** start Source material **
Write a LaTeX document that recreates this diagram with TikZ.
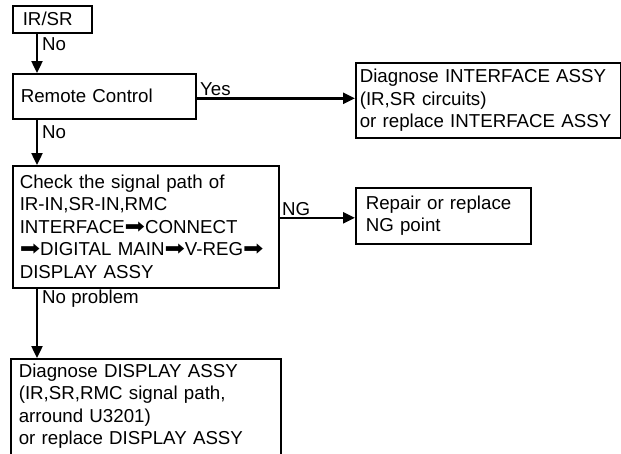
\documentclass[tikz,border=0pt]{standalone}
\usepackage{fontspec}
\setmainfont{Liberation Sans}
\newfontfamily\arrowfont{DejaVu Sans}
\usetikzlibrary{arrows.meta}

\newcommand{\boxfont}{\fontsize{18.7}{22.5}\selectfont}
\newcommand{\thickarrow}{\scalebox{1.3}[1.1]{\arrowfont ➡}}

\begin{document}
\begin{tikzpicture}[
x=1pt, y=-1pt,
box/.style={draw, line width=1.6pt, anchor=north west, align=left, inner ysep=0pt, font=\boxfont},
arr/.style={-{Triangle[length=12pt,width=11pt]}, line width=2.4pt},
lbl/.style={anchor=base west, inner sep=0pt, font=\boxfont}
]
\useasboundingbox (0,0) rectangle (621,453);
\clip (0,0) rectangle (621,453);

\node[box, inner xsep=10pt, text width=59pt, minimum height=27pt] (irsr) at (12,5) {IR/SR};

\node[box, inner xsep=8pt, text width=167pt, minimum height=45pt] (remote) at (12,73) {Remote Control};

\node[box, inner xsep=4pt, text width=257pt, minimum height=75pt] (ifassy) at (355,62) {Diagnose INTERFACE ASSY\\
(IR,SR circuits)\\
or replace INTERFACE ASSY};

\node[box, inner xsep=7pt, text width=252pt, minimum height=122pt] (check) at (12,165) {Check the signal path of\\
IR-IN,SR-IN,RMC\\
\mbox{INTERFACE\thickarrow CONNECT}\\
\mbox{\thickarrow DIGITAL MAIN\thickarrow V-REG\thickarrow}\\
DISPLAY ASSY};

\node[box, inner xsep=10pt, text width=155pt, minimum height=56pt] (repair) at (355,187) {Repair or replace\\
NG point};

\node[box, inner xsep=8pt, inner ysep=5pt, text width=254pt, text depth=90pt] (dispassy) at (10,358) {Diagnose DISPLAY ASSY\\
(IR,SR,RMC signal path,\\
arround U3201)\\
or replace DISPLAY ASSY};

\draw[arr] ([xshift=25pt]irsr.south west) -- ([xshift=25pt]irsr.south west |- remote.north);
\draw[arr] ([yshift=-2pt]remote.east) -- ([yshift=-2pt]remote.east -| ifassy.west);
\draw[arr] ([xshift=25pt]remote.south west) -- ([xshift=25pt]remote.south west |- check.north);
\draw[arr] ([yshift=9pt]check.east) -- ([yshift=9pt]check.east -| repair.west);
\draw[arr] ([xshift=25pt]check.south west) -- ([xshift=25pt]check.south west |- dispassy.north);

\node[lbl] (no1) at (42,50) {No};
\node[lbl] (yes) at (200,95) {Yes};
\node[lbl] (no2) at (42,138) {No};
\node[lbl] (ng) at (282,215) {NG};
\node[lbl] (noprob) at (42,303) {No problem};
\end{tikzpicture}
\end{document}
** end Source material **
Problem requirements:
Please restate the material above line by line, exactly, beginning at its first line and ending with the line that contains "inner xsep=8pt, text", without any pictures.

Response to this exercise:
Write a LaTeX document that recreates this diagram with TikZ.
\documentclass[tikz,border=0pt]{standalone}
\usepackage{fontspec}
\setmainfont{Liberation Sans}
\newfontfamily\arrowfont{DejaVu Sans}
\usetikzlibrary{arrows.meta}

\newcommand{\boxfont}{\fontsize{18.7}{22.5}\selectfont}
\newcommand{\thickarrow}{\scalebox{1.3}[1.1]{\arrowfont ➡}}

\begin{document}
\begin{tikzpicture}[
x=1pt, y=-1pt,
box/.style={draw, line width=1.6pt, anchor=north west, align=left, inner ysep=0pt, font=\boxfont},
arr/.style={-{Triangle[length=12pt,width=11pt]}, line width=2.4pt},
lbl/.style={anchor=base west, inner sep=0pt, font=\boxfont}
]
\useasboundingbox (0,0) rectangle (621,453);
\clip (0,0) rectangle (621,453);

\node[box, inner xsep=10pt, text width=59pt, minimum height=27pt] (irsr) at (12,5) {IR/SR};

\node[box, inner xsep=8pt, text width=167pt, minimum height=45pt] (remote) at (12,73) {Remote Control};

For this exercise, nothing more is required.